How “Calling MCP via Code” Works

Instead of relying on the LLM’s native JSON tool-calling capabilities ({"name": "my_tool", "args": {...}}), the agent is given access to a secure sandbox (like a Python REPL or bash shell) and instructed to write standard code to interact with tools.

The workflow looks like this:

  1. The Prompt: The LLM is given a very lightweight instruction: “You have access to an MCP Gateway at https://mcp-gateway.internal. Use the mcp-client library in Python to discover and interact with tools.”
  2. Dynamic Discovery (Script 1): The agent writes a Python script to call the gateway’s tools/list endpoint. It prints the names of the tools to standard output (stdout).
  3. Reading the Output: The LLM reads the stdout, identifies the tool it needs (e.g., execute_sql), and asks the gateway for the specific schema of just that one tool.
  4. Execution (Script 2): The agent writes a second Python script that connects to the gateway, invokes the specific tool with the correct arguments, and prints the result.

Why this is brilliant: The LLM only consumes context for the exact tool it decides to use, right when it needs it. The context window stays tiny and focused.


Do you need to change the MCP Gateway to support this?

From a pure protocol perspective, the Gateway doesn’t care if the client is a rigid UI framework, an orchestration engine, or a Python script written by an AI 5 seconds ago. Standard MCP requests look the same.

However, because coding agents behave differently than standard orchestrators, your Gateway needs four specific features to support this pattern safely and efficiently:

1. Robust SSE (Server-Sent Events) HTTP Support

Many local MCP setups rely on stdio (standard input/output streams) to communicate. A script running in an agent’s cloud sandbox cannot use stdio to talk to your centralized enterprise Gateway.

  • Gateway Requirement: Your Gateway must expose the MCP SSE transport over HTTP/HTTPS. The agent’s generated code will use HTTP libraries to connect to your gateway’s SSE endpoint to send JSON-RPC messages.

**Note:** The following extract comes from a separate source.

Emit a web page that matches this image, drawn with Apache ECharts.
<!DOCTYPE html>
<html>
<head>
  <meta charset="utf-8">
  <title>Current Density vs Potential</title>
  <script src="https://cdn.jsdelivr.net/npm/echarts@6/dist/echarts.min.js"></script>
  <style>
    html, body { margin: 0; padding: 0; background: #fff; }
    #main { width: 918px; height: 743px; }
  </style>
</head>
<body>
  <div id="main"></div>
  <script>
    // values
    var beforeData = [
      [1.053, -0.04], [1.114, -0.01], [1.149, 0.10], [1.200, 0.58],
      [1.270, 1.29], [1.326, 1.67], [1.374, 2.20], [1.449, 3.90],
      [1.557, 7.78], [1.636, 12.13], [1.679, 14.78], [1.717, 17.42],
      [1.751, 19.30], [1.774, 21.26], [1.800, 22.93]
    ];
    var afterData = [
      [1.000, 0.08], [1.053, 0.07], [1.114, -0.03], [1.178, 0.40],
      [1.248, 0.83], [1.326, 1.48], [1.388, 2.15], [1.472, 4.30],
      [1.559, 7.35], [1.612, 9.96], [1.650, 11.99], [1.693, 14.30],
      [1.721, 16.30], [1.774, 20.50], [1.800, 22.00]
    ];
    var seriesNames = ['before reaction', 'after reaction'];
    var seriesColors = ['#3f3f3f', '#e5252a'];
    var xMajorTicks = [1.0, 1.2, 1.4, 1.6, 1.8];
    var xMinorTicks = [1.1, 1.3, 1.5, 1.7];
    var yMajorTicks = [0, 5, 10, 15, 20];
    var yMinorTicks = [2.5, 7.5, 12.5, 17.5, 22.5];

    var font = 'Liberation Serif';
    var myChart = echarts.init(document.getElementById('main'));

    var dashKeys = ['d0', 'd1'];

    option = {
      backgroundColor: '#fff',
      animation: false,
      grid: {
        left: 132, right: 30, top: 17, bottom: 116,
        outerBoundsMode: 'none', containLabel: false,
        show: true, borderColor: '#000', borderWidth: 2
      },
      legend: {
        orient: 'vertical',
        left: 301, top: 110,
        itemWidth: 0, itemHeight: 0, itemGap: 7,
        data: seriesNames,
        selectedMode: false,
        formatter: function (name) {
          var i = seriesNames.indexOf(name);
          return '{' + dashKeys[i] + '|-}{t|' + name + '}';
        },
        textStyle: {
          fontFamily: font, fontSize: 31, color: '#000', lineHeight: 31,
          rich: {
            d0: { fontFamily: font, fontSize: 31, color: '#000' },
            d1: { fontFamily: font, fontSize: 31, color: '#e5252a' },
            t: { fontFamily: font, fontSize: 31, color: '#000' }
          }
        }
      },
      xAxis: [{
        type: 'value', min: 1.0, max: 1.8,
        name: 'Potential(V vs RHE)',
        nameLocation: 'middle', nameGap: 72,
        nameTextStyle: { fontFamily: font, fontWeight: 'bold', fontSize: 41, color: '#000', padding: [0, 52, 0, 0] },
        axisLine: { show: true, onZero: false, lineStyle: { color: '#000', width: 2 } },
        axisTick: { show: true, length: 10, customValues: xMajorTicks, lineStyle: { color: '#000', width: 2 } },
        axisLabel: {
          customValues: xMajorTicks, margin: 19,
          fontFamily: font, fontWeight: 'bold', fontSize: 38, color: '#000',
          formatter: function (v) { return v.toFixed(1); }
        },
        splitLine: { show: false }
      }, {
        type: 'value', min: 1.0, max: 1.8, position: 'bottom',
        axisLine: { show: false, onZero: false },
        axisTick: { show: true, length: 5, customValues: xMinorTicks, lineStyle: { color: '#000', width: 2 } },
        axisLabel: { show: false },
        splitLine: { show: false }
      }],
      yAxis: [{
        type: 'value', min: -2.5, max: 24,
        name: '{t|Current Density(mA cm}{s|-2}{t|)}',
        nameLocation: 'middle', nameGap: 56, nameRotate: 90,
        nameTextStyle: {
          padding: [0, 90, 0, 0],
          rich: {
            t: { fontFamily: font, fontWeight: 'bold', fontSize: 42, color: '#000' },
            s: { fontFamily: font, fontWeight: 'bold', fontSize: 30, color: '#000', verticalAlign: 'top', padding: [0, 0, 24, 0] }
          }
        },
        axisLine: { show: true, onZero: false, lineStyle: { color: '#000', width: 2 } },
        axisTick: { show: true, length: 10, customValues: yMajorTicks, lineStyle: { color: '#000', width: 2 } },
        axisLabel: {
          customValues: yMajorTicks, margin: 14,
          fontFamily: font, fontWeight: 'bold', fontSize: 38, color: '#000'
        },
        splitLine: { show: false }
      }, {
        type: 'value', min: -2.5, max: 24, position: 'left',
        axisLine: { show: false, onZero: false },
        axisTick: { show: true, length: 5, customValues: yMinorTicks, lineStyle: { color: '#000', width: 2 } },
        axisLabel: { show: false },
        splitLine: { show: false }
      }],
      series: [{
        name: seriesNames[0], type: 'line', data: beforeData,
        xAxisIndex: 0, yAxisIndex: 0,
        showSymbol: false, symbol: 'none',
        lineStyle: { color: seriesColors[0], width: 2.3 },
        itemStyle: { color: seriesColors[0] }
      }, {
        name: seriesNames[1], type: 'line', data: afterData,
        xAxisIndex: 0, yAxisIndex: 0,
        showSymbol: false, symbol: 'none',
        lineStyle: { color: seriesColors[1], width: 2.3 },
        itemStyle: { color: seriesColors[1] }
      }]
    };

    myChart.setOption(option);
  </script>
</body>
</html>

2. Advanced Search / Filtering for tools/list

If your gateway has 500 backend tools, and the agent writes a script to call tools/list, the gateway will return all 500 descriptions. If the agent prints this to stdout, it immediately bloats the context window anyway.

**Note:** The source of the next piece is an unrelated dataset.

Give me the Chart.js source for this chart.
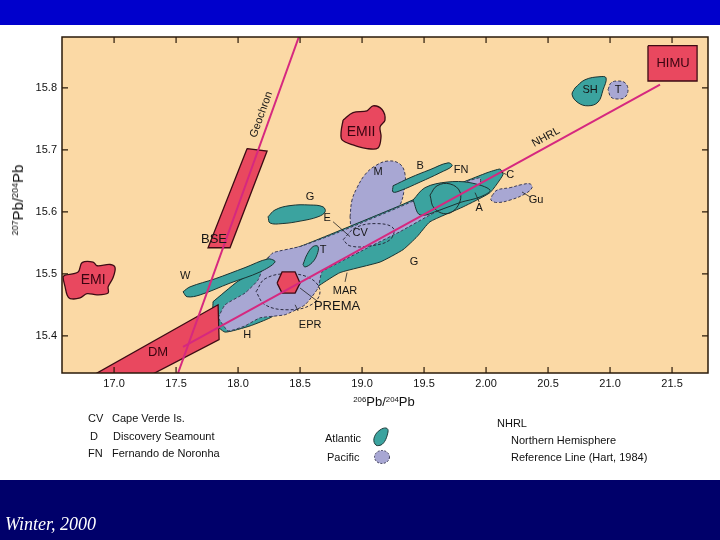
<!DOCTYPE html>
<html><head><meta charset="utf-8">
<script src="https://cdn.jsdelivr.net/npm/chart.js@4.4.1/dist/chart.umd.min.js"></script>
<style>
body{margin:0;}
#wrap{position:relative;width:720px;height:540px;overflow:hidden;background:#fff;font-family:"Liberation Sans",Arial,sans-serif;color:#111;}
.abs{position:absolute;white-space:nowrap;font-size:11px;line-height:12px;}
sup{font-size:0.6em;vertical-align:0.55em;line-height:0;}
</style></head><body>
<div id="wrap">
 <div class="abs" style="left:0;top:0;width:720px;height:25px;background:#0000cc"></div>
 <div class="abs" style="left:0;top:480px;width:720px;height:60px;background:#00006a"></div>
 <canvas id="c" width="720" height="540" style="position:absolute;left:0;top:0"></canvas>
 <div class="abs" style="left:18px;top:200px;font-size:15px;line-height:16px;transform:translate(-50%,-50%) rotate(-90deg)"><sup>207</sup>Pb/<sup>204</sup>Pb</div>
 <div class="abs" style="left:384px;top:402px;font-size:13px;line-height:14px;transform:translate(-50%,-50%)"><sup>206</sup>Pb/<sup>204</sup>Pb</div>
 <div class="abs" style="left:88px;top:412px">CV</div><div class="abs" style="left:112px;top:412px">Cape Verde Is.</div>
 <div class="abs" style="left:90px;top:430px">D</div><div class="abs" style="left:113px;top:430px">Discovery Seamount</div>
 <div class="abs" style="left:88px;top:447px">FN</div><div class="abs" style="left:112px;top:447px">Fernando de Noronha</div>
 <div class="abs" style="left:325px;top:432px">Atlantic</div>
 <div class="abs" style="left:327px;top:451px">Pacific</div>
 <svg class="abs" style="left:371px;top:426px" width="20" height="22" viewBox="0 0 20 22"><path d="M4 18 C1 14 4 7 9 4 C13 1 18 1 17 6 C16 11 14 17 10 19 C7 20 5 20 4 18 Z" fill="#3ba39f" stroke="#1e3b3a" stroke-width="1"/></svg>
 <svg class="abs" style="left:373px;top:449px" width="18" height="16" viewBox="0 0 18 16"><ellipse cx="9" cy="8" rx="7.5" ry="6.5" fill="#a8a7d3" stroke="#3a3a55" stroke-width="1" stroke-dasharray="2,1.5"/></svg>
 <div class="abs" style="left:497px;top:417px">NHRL</div>
 <div class="abs" style="left:511px;top:434px">Northern Hemisphere</div>
 <div class="abs" style="left:511px;top:451px">Reference Line (Hart, 1984)</div>
 <div class="abs" style="left:5px;top:514px;font-family:'Liberation Serif','Times New Roman',serif;font-style:italic;font-size:18px;line-height:20px;color:#fff">Winter, 2000</div>
</div>
<script>
// ---- axes ----
const xRange = [16.58, 21.79];
const yRange = [15.34, 15.882];
const xTickValues = [17.0, 17.5, 18.0, 18.5, 19.0, 19.5, 20.0, 20.5, 21.0, 21.5];
const xTickLabels = ["17.0","17.5","18.0","18.5","19.0","19.5","2.00","20.5","21.0","21.5"];
const yTickValues = [15.4, 15.5, 15.6, 15.7, 15.8];
const yTickLabels = ["15.4","15.5","15.6","15.7","15.8"];

// ---- reference lines (206Pb/204Pb, 207Pb/204Pb) ----
const geochron = [[17.516, 15.340], [18.490, 15.882]];
const nhrl = [[17.556, 15.382], [21.403, 15.805]];

// ---- mantle end-member fields ----
const himu = [[21.306,15.868],[21.702,15.868],[21.702,15.811],[21.306,15.811]];
const emi = [[16.605,15.498],[16.710,15.503],[16.742,15.518],[16.831,15.519],[16.863,15.513],[16.968,15.515],[17.008,15.510],[16.992,15.494],[16.952,15.479],[16.952,15.469],[16.863,15.466],[16.782,15.468],[16.726,15.461],[16.645,15.460],[16.621,15.466],[16.605,15.479],[16.589,15.495]];
const emii = [[18.847,15.748],[18.927,15.760],[19.040,15.763],[19.089,15.771],[19.161,15.765],[19.185,15.748],[19.145,15.737],[19.153,15.721],[19.129,15.703],[19.040,15.702],[18.927,15.708],[18.839,15.716],[18.831,15.729]];
const bse = [[18.073,15.702],[18.234,15.698],[17.935,15.542],[17.758,15.542]];
const dm = [[16.694,15.321],[17.839,15.450],[17.847,15.394],[17.145,15.321]];
const prema = [[18.315,15.485],[18.355,15.503],[18.460,15.503],[18.500,15.485],[18.460,15.469],[18.355,15.469]];

// ---- oceanic basalt fields ----
const atlanticBand = [[17.798,15.455],[17.992,15.487],[18.153,15.506],[18.258,15.529],[18.500,15.544],[18.798,15.568],[19.282,15.608],[19.548,15.631],[19.815,15.648],[20.008,15.663],[20.113,15.669],[20.137,15.660],[20.032,15.631],[19.815,15.608],[19.548,15.584],[19.444,15.560],[19.331,15.539],[19.145,15.519],[18.823,15.502],[18.661,15.482],[18.500,15.458],[18.258,15.429],[18.097,15.416],[17.895,15.406],[17.798,15.423]];
const pacificBand = [[17.839,15.429],[17.895,15.450],[18.056,15.469],[18.161,15.490],[18.218,15.519],[18.282,15.534],[18.500,15.544],[18.798,15.566],[19.282,15.606],[19.548,15.629],[19.815,15.647],[19.952,15.655],[19.952,15.644],[19.790,15.619],[19.548,15.595],[19.306,15.568],[19.065,15.544],[18.823,15.519],[18.677,15.503],[18.645,15.477],[18.540,15.450],[18.379,15.434],[18.177,15.429],[18.056,15.416],[17.919,15.408]];
const atlanticLobe = [[19.411,15.619],[19.508,15.639],[19.685,15.648],[19.871,15.647],[20.032,15.635],[19.952,15.624],[19.790,15.615],[19.629,15.603],[19.468,15.595]];
const walvis = [[17.556,15.471],[17.613,15.479],[17.815,15.492],[18.056,15.510],[18.242,15.524],[18.298,15.519],[18.177,15.503],[17.935,15.485],[17.694,15.466],[17.589,15.463]];
const mField = [[18.903,15.592],[18.919,15.619],[18.960,15.639],[19.024,15.660],[19.105,15.674],[19.210,15.682],[19.306,15.677],[19.347,15.660],[19.339,15.635],[19.306,15.611],[19.242,15.595],[19.129,15.581],[19.000,15.571],[18.919,15.574]];
const bField = [[19.250,15.642],[19.387,15.655],[19.548,15.668],[19.694,15.679],[19.726,15.674],[19.629,15.663],[19.468,15.648],[19.306,15.634],[19.250,15.632]];
const gField = [[18.242,15.592],[18.298,15.603],[18.419,15.610],[18.581,15.611],[18.685,15.608],[18.702,15.600],[18.645,15.592],[18.500,15.585],[18.355,15.581],[18.258,15.582]];
const guField = [[20.048,15.626],[20.089,15.635],[20.194,15.639],[20.290,15.644],[20.355,15.645],[20.371,15.639],[20.315,15.629],[20.194,15.619],[20.089,15.615],[20.040,15.619]];
const shField = [[20.718,15.800],[20.798,15.813],[20.919,15.818],[20.968,15.816],[20.944,15.797],[20.903,15.777],[20.823,15.771],[20.742,15.776],[20.694,15.789]];
const tPacific = [[20.984,15.797],[21.008,15.808],[21.065,15.811],[21.121,15.808],[21.145,15.797],[21.121,15.785],[21.065,15.782],[21.008,15.785]];
const tAtlantic = [[18.524,15.515],[18.556,15.531],[18.605,15.544],[18.645,15.544],[18.637,15.531],[18.597,15.518],[18.540,15.511]];
const eprOutline = [[18.145,15.471],[18.218,15.492],[18.403,15.500],[18.589,15.492],[18.661,15.471],[18.589,15.450],[18.403,15.442],[18.218,15.450]];
const cvOutline = [[18.847,15.555],[18.944,15.574],[19.105,15.581],[19.250,15.574],[19.226,15.555],[19.065,15.545],[18.903,15.545]];
const aOutline = [[19.548,15.627],[19.605,15.642],[19.710,15.645],[19.790,15.632],[19.774,15.610],[19.685,15.597],[19.581,15.606]];

// ---- labels ----
const fieldLabels = [
 ["HIMU",21.508,15.840],["SH",20.839,15.797],["T",21.065,15.797],["EMII",18.992,15.729],
 ["BSE",17.806,15.555],["EMI",16.831,15.490],["DM",17.355,15.373],["W",17.573,15.497],
 ["G",18.581,15.624],["E",18.718,15.590],["M",19.129,15.665],["B",19.468,15.674],
 ["FN",19.798,15.668],["C",20.194,15.660],["A",19.944,15.606],["Gu",20.403,15.619],
 ["CV",18.984,15.566],["T",18.685,15.539],["G",19.419,15.519],["MAR",18.863,15.473],
 ["PREMA",18.798,15.447],["EPR",18.581,15.418],["H",18.073,15.402]
];
const leaderLines = [
 [18.766,15.584,18.903,15.560],[19.944,15.616,19.911,15.631],[20.355,15.624,20.290,15.632],
 [20.165,15.660,20.125,15.664],[18.863,15.487,18.879,15.502],[18.645,15.455,18.500,15.477],
 [18.484,15.440,18.460,15.450]
];

// ---- styles ----
const S = {
 atl:{fill:'#3ba39f', stroke:'#1a3433', dash:[]},
 pac:{fill:'#a8a7d3', stroke:'#3a3a55', dash:[3,2]},
 red:{fill:'#e9485f', stroke:'#3d0b14', dash:[]},
 dash:{fill:null, stroke:'#2a2a40', dash:[3,2]},
 solid:{fill:null, stroke:'#1e2b2a', dash:[]}
};
const layers = [
 [mField,'pac',0.4],[bField,'atl',0.4],
 [atlanticBand,'atl',0.15],[pacificBand,'pac',0.15],[atlanticLobe,'atl',0.35],[walvis,'atl',0.35],
 [emi,'red',0.35],[emii,'red',0.35],[himu,'red',0],[bse,'red',0],[dm,'red',0],
 [gField,'atl',0.4],[guField,'pac',0.4],[shField,'atl',0.4],[tPacific,'pac',0.4],[tAtlantic,'atl',0.4],
 [eprOutline,'dash',0.4],[cvOutline,'dash',0.4],[aOutline,'solid',0.4],
 [prema,'red',0]
];
const datasets = [];
layers.forEach(([arr, st, ten]) => {
 const s = S[st];
 const d = arr.concat([arr[0]]).map(p => ({x:p[0], y:p[1]}));
 datasets.push({data:d, showLine:true, fill: s.fill ? 'shape' : false, backgroundColor: s.fill || 'rgba(0,0,0,0)',
  borderColor:s.stroke, borderWidth: st==='red'?1.3:1, borderDash:s.dash, tension:ten, pointRadius:0, clip:0});
});
[geochron, nhrl].forEach(arr => {
 datasets.push({data:arr.map(p=>({x:p[0],y:p[1]})), showLine:true, fill:false, borderColor:'#d6287f', borderWidth:2, tension:0, pointRadius:0, clip:0});
});
const N = datasets.length;
datasets.forEach((d,i)=>{ d.order = N - i; });

const bgPlugin = {
 id:'bg',
 beforeDraw(chart){
  const {ctx, chartArea:a} = chart;
  ctx.save(); ctx.fillStyle = '#fbd9a5'; ctx.fillRect(a.left, a.top, a.right-a.left, a.bottom-a.top); ctx.restore();
 }
};
const bigLabels = {HIMU:'13px', EMII:'14px', EMI:'14px', DM:'13px', BSE:'13px', PREMA:'13px'};
const redLabels = {HIMU:1, EMII:1, EMI:1, DM:1};
const overlay = {
 id:'overlay',
 afterDatasetsDraw(chart){
  const {ctx, chartArea:a, scales:{x, y}} = chart;
  ctx.save();
  ctx.strokeStyle = '#2a1a0a'; ctx.lineWidth = 1.5;
  ctx.strokeRect(a.left, a.top, a.right-a.left, a.bottom-a.top);
  ctx.lineWidth = 1.2;
  xTickValues.forEach(v => { const px = x.getPixelForValue(v);
   ctx.beginPath(); ctx.moveTo(px, a.bottom); ctx.lineTo(px, a.bottom-6); ctx.moveTo(px, a.top); ctx.lineTo(px, a.top+6); ctx.stroke(); });
  yTickValues.forEach(v => { const py = y.getPixelForValue(v);
   ctx.beginPath(); ctx.moveTo(a.left, py); ctx.lineTo(a.left+6, py); ctx.moveTo(a.right, py); ctx.lineTo(a.right-6, py); ctx.stroke(); });
  ctx.strokeStyle = '#222'; ctx.lineWidth = 0.8;
  leaderLines.forEach(l => { ctx.beginPath(); ctx.moveTo(x.getPixelForValue(l[0]), y.getPixelForValue(l[1])); ctx.lineTo(x.getPixelForValue(l[2]), y.getPixelForValue(l[3])); ctx.stroke(); });
  ctx.textAlign = 'center'; ctx.textBaseline = 'middle';
  fieldLabels.forEach(([t, vx, vy]) => {
   ctx.font = (bigLabels[t] || '11px') + ' "Liberation Sans", Arial, sans-serif';
   ctx.fillStyle = redLabels[t] ? '#3a0410' : '#151515';
   ctx.fillText(t, x.getPixelForValue(vx), y.getPixelForValue(vy));
  });
  ctx.font = '11px "Liberation Sans", Arial, sans-serif'; ctx.fillStyle = '#151515';
  const rot = (line, t, frac, off) => {
   const x1 = x.getPixelForValue(line[0][0]), y1 = y.getPixelForValue(line[0][1]);
   const x2 = x.getPixelForValue(line[1][0]), y2 = y.getPixelForValue(line[1][1]);
   const ang = Math.atan2(y2-y1, x2-x1);
   const cx = x1 + (x2-x1)*frac, cy = y1 + (y2-y1)*frac;
   ctx.save(); ctx.translate(cx, cy); ctx.rotate(ang); ctx.fillText(t, 0, -off); ctx.restore();
  };
  rot(geochron, 'Geochron', 0.76, 9);
  rot(nhrl, 'NHRL', 0.77, 9);
  ctx.restore();
 }
};

new Chart(document.getElementById('c'), {
 type:'scatter',
 data:{datasets},
 options:{
  responsive:false, animation:false, events:[],
  layout:{padding:{left:0, top:37, right:12, bottom:0}},
  plugins:{legend:{display:false}, tooltip:{enabled:false}},
  scales:{
   x:{type:'linear', min:xRange[0], max:xRange[1],
      grid:{display:false, drawTicks:false}, border:{display:false},
      afterBuildTicks: s => { s.ticks = xTickValues.map(v => ({value:v})); },
      afterFit: s => { s.height = 167; },
      ticks:{autoSkip:false, maxRotation:0, minRotation:0, padding:4, color:'#111',
        font:{family:'"Liberation Sans", Arial, sans-serif', size:11},
        callback:(v,i) => xTickLabels[i]}},
   y:{type:'linear', min:yRange[0], max:yRange[1],
      grid:{display:false, drawTicks:false}, border:{display:false},
      afterBuildTicks: s => { s.ticks = yTickValues.map(v => ({value:v})); },
      afterFit: s => { s.width = 62; },
      ticks:{autoSkip:false, padding:5, color:'#111',
        font:{family:'"Liberation Sans", Arial, sans-serif', size:11},
        callback:(v,i) => yTickLabels[i]}}
  }
 },
 plugins:[bgPlugin, overlay]
});
</script>
</body></html>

  • Gateway Requirement: You should extend the gateway to support query-based or semantic filtering on tool discovery.
    • Instead of just tools/list, support parameters like: tools/list?query=database or tools/list?intent=create_user.
    • This allows the agent to write code like: client.search_tools("database") and only get back 3 relevant tool schemas instead of 500.

3. Ephemeral Tokens & Environment Variable Injection

When an agent writes a script to call your gateway, that script needs to authenticate. Hardcoding API keys in generated scripts is a severe security risk.

  • Gateway Requirement: The Gateway must validate standard OAuth/JWT tokens. You must configure the agent’s runtime environment (the docker container or REPL) to have the token injected as an environment variable (e.g., GATEWAY_TOKEN).
  • The agent’s prompt tells it: “Use os.environ.get('GATEWAY_TOKEN') to authenticate your MCP client.” The Gateway simply validates this Bearer token as usual.

4. Aggressive Rate Limiting and Infinite Loop Protection

Human developers get tired; AI agents writing code do not. A common failure mode for coding agents is writing a while True: loop that repeatedly calls an MCP tool because of a parsing bug.

  • Gateway Requirement: Since you are using NetworkNT, you must heavily utilize the limit (Rate Limiting) module.
  • Implement strict API rate limiting by client_id or token.
  • If an agent script hits the gateway 50 times in 2 seconds, the gateway must return a HTTP 429 (Too Many Requests). The agent’s code will catch the exception, read the 429 error, and usually realize it needs to slow down or fix its logic.

Summary

You do not need to invent a new protocol. To support agents coding their own tool calls, you just need to ensure your Gateway operates beautifully over HTTP/SSE, provides filtered/paginated tool discovery, and is fortified with strict rate limits to protect against runaway AI loops.